The edgy Dublin comedy-drama Intermission has swept the boards in the nominations for the Irish Film & Television Awards, which were announced last night.
The awards, the Irish equivalent of the Oscars, will be presented at a televised ceremony in Dublin on November 1st. Irish actors and craft workers in films made at home and abroad are eligible for the awards.
Directed by Cork-born filmmaker John Crowley and scripted by Dublin writer Mark O'Rowe, Intermission received 11 nominations, including best film, director and screenplay. The most successful indigenous production in years at the Irish box-office, the modestly budgeted film has taken over €2 million on release at cinemas in the State, where it is still running at over 30 cinemas.

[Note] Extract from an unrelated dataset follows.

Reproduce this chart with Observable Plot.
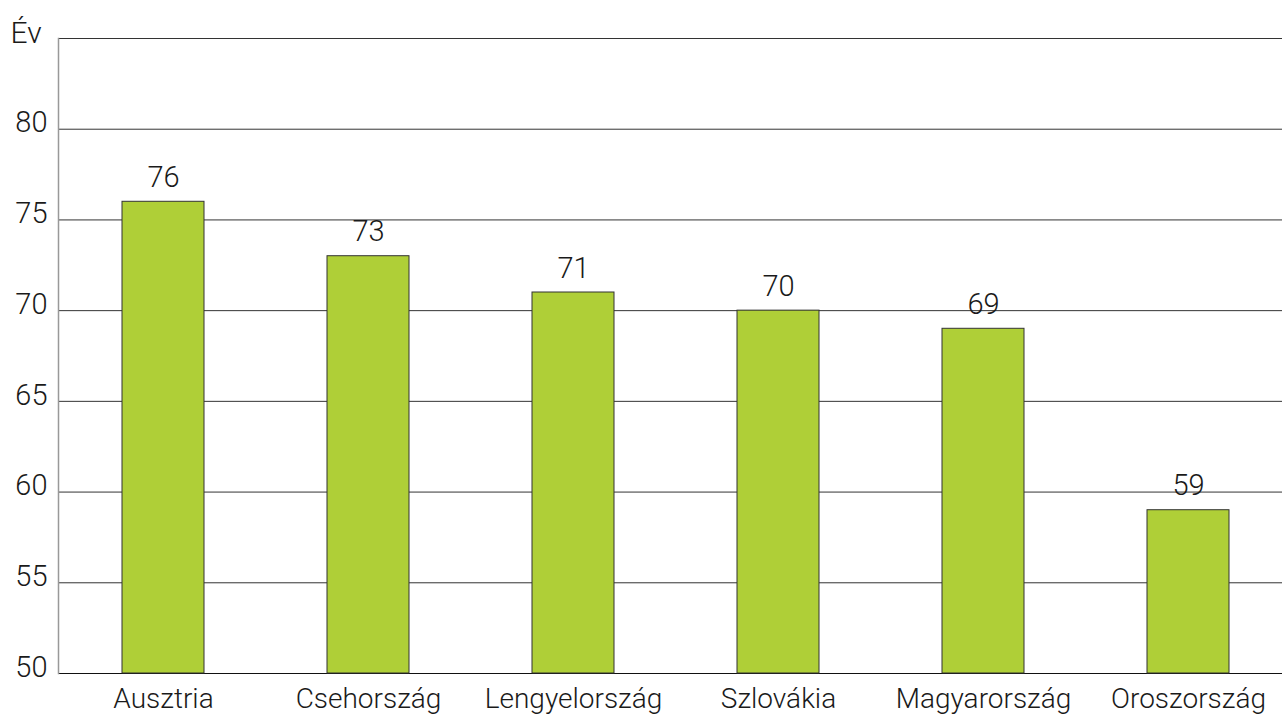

Spin the Bottle, a spin-off from the TV comedy series, Paths to Freedom, starring Michael McElhatton as the inept Dublin criminal known as Rats, took eight nominations, ahead of its Irish release in late November. Three films secured six nominations each: Robert Quinn's Dead Bodies, Liz Gill's Goldfish Memory and Joel Schumacher's Veronica Guerin, the biggest hit of the year to date at the Irish box-office.
The critically-acclaimed Power Pictures documentary, Chavez - Inside the Coup, filmed in Venezuela last year and seen on RTÉ and the BBC, has been nominated as best picture as well as best documentary. It is joined on the best picture shortlist by Dead Bodies, Intermission, Veronica Guerin, Conor McPherson's The Actors, and Aisling Walsh's drama of institutional clerical abuse, Song For a Raggy Boy, which opens the 48th Cork Film Festival tomorrow night.
Aidan Quinn, who stars in Walsh's film, is on the shortlist for best film actor along with Andrew Scott (Dead Bodies), Michael McElhatton (Spin the Bottle), Cillian Murphy (28 Days Later) and Colin Farrell for the US action movie, SWAT.
The three actresses who made their mark in The Commitments in 1991 are all nominated for best film actress - Bronagh Gallagher for Spin the Bottle, Maria Doyle Kennedy for Mystics, and Angeline Ball, who plays Molly Bloom in the Ulysses adaptation, bl,.m. Nominated in the same category are Flora Montgomery (Goldfish Memory) and Natasha McElhone (Solaris).
Multiple nominees include Colin Farrell, who is also on the best supporting actor shortlist for Intermission; Angeline Ball, nominated as best TV actress for Any Time Now; and RTÉ's Prime Time, with three nominations.